Assistant Professor Jana Diesner and two GSLIS doctoral students began their work on one of the University of Illinois's first grants from leading international brewer Anheuser-Busch (AB) InBev. The project team, including Diesner as principal investigator and doctoral students Jinseok Kim and Shubhanshu Mishra, will use data mining and social network analysis techniques advance techniques for assessing the impact of information disseminated on social media. They met with AB InBev representatives at the company’s St. Louis headquarters in August to get a deeper understanding of the processes, technologies and data used at their data analytics and customer services management unit. 

Diesner is an expert in network analysis and has developed a tool that analyzes data culled from a variety of sources, including social media, in order to reveal connections between social stakeholders and the content that they are produce and share.

“We are developing cutting-edge methods and knowledge at the nexus of natural language processing, network analysis, and machine learning to improve and advance the status quo of actionable social listening,” Diesner explained. “We are assessing the impact of information shared by this organization in an empirical, rigorous, and scalable fashion. The close collaboration with AB InBev provides us with access to real-world, large-scale data and metadata as well as subject matter expertise that can help us to evaluate the performance and usefulness of the computational solutions that we are developing.”

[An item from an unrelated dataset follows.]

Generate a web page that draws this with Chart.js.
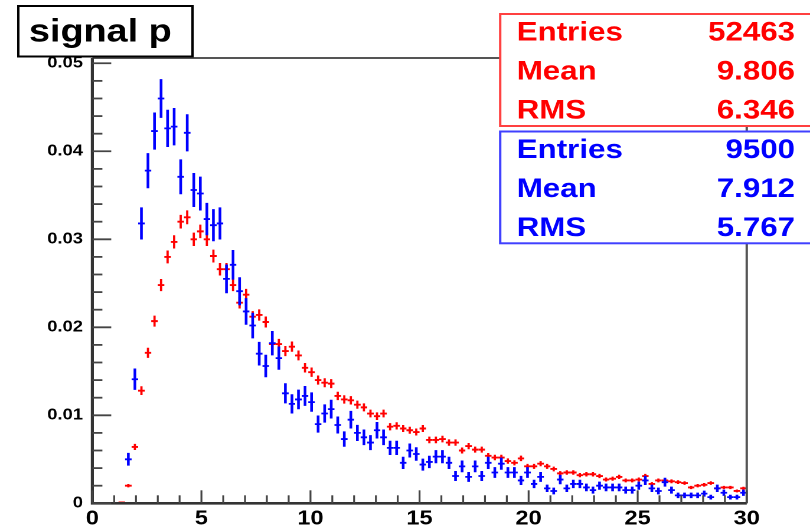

Titled, “Socio-Technical Data Analytics for Improving Impact and Impact Assessment,” the project is expected to continue through April 2015. Along with one other recently-awarded Illinois grant, it cements a developing partnership between Illinois and AB InBev, which established a permanent office in the University’s Research Park last fall.

Diesner is an assistant professor at the iSchool at the University of Illinois at Urbana-Champaign. She earned her PhD from Carnegie Mellon University, School of Computer Science, in the Computation, Organizations and Society (COS) Program. Diesner conducts research at the nexus of network science, natural language processing and machine learning. Her research mission is to contribute to the computational analysis and better understanding of the interplay and co-evolution of information and the structure and functioning of socio-technical networks. She develops and investigates methods and technologies for extracting information about networks from text corpora and considering the content of information for network analysis. In her empirical work, she studies networks from the business, science and geopolitical domain. She is particularly interested in covert information and covert networks.